The core of the issue is timing. Carbon pricing, CBAM exposure, and policy pressure compress the economics of coal and lignite quickly. Replacement assets—storage, grid reinforcement, inertia substitutes, and firm low-carbon capacity—arrive slowly. In systems such as Serbia, Romania, and Bulgaria, this sequencing shifts the marginal hour toward gas long before it removes volatility from the system. The result is a paradox: decarbonisation increases gas marginality and volatility at the same time.
Quantitatively, the effect is already visible. As carbon costs rise, coal units that once anchored winter pricing at €25–35/MWh fuel-equivalent costs are displaced. Gas-fired units with all-in marginal costs of €70–120/MWh increasingly set prices during peak and shoulder hours. This does not mean gas runs more; it means that when the system is tight, gas is the only option left. Each coal exit therefore increases the number of hours in which gas becomes marginal, even if total gas burn remains flat.
Forward markets reflect this logic. Winter peak electricity products across South-East Europe carry persistent premia of €40–70/MWh over baseload, even in years when gas curves are flat or declining. This premium is not a bet on higher gas prices; it is a bet on more frequent gas marginality under constrained conditions. Traders price the probability that carbon convergence removes coal before flexibility is ready.
Grid constraints amplify the impact. As coal exits concentrate in specific zones—southern Romania, western Bulgaria, and parts of Serbia—gas marginality increasingly coincides with saturated corridors. When this happens, a gas-driven marginal cost of €90/MWh does not propagate evenly; it fragments. Prices in constrained zones spike to €250–350/MWh, while neighbouring zones clear far lower. Carbon convergence thus turns gas into a locational volatility trigger.
Balancing markets reveal the same story. Coal retirements remove synchronous inertia and ramping capability. Gas plants increasingly provide frequency support and reserve, even when not running at high load. During low-inertia periods, balancing prices in SEE have exceeded €600/MWh, reflecting scarcity of fast response rather than fuel cost. Carbon convergence accelerates these conditions, increasing reliance on gas as a system stabiliser.

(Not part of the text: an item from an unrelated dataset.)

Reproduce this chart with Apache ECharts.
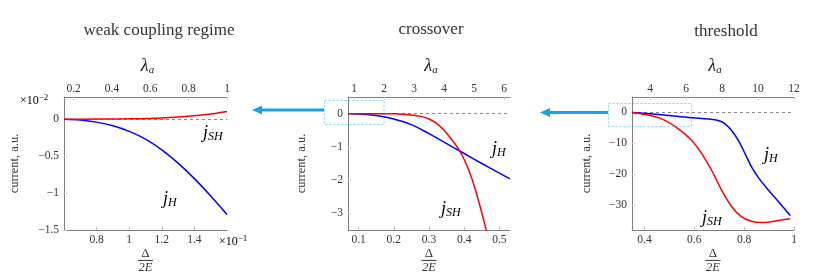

For traders, this reframes carbon risk. Carbon convergence does not simply steepen fuel curves; it reshapes state probabilities. The probability distribution shifts toward more frequent high-stress states in which gas sets prices under constraint. Directional gas views capture little of this; conditional exposure captures most of it. The value lies in options, spreads, and intraday positioning that activate when coal is gone and gas is marginal.
For industrial electricity buyers, the implication is equally counterintuitive. Decarbonisation does not automatically reduce price risk. In the transition phase, it increases exposure to gas-driven peaks. Buyers who assume that coal exits lower volatility often face higher peak costs instead. Electricity contracts indexed to gas protect against sustained fuel rallies but not against carbon-driven structural scarcity.
The cost concentration reinforces the point. In decarbonising SEE systems, 20–30% of annual electricity spend can be determined in hours when gas is marginal under constraint. Those hours grow more frequent as coal capacity disappears. Buyers who focus on average €/MWh outcomes miss where the risk migrates. Paying €4–8/MWh more on average to cap peak exposure or secure flexibility often outperforms chasing marginal discounts in a carbon-converging system.
Policy design lags market reality. Capacity mechanisms, where present, remain nationally scoped and energy-centric. They underpay fast response and overpay nominal capacity. The result is underinvestment in the very gas assets that decarbonisation relies on for stability. Markets then price the gap through volatility rather than resolution.
The unified conclusion is structural. In South-East Europe, carbon convergence does not sideline gas; it elevates its systemic importance. Gas becomes the bridge fuel not just for energy, but for price formation and risk transmission. Until grids are reinforced, storage withdrawal expanded, and low-carbon flexibility scaled, gas will remain the marginal stabiliser—and the marginal risk.
Traders who treat carbon convergence as a linear fuel story will misprice convexity. Industrial buyers who assume decarbonisation equals stability will misjudge exposure. The transition will ultimately reduce emissions, but in the medium term it concentrates risk into fewer hours and fewer assets. Gas sits at that fulcrum. How it is paid for—and how its risks are managed—will determine whether the transition is orderly or volatile.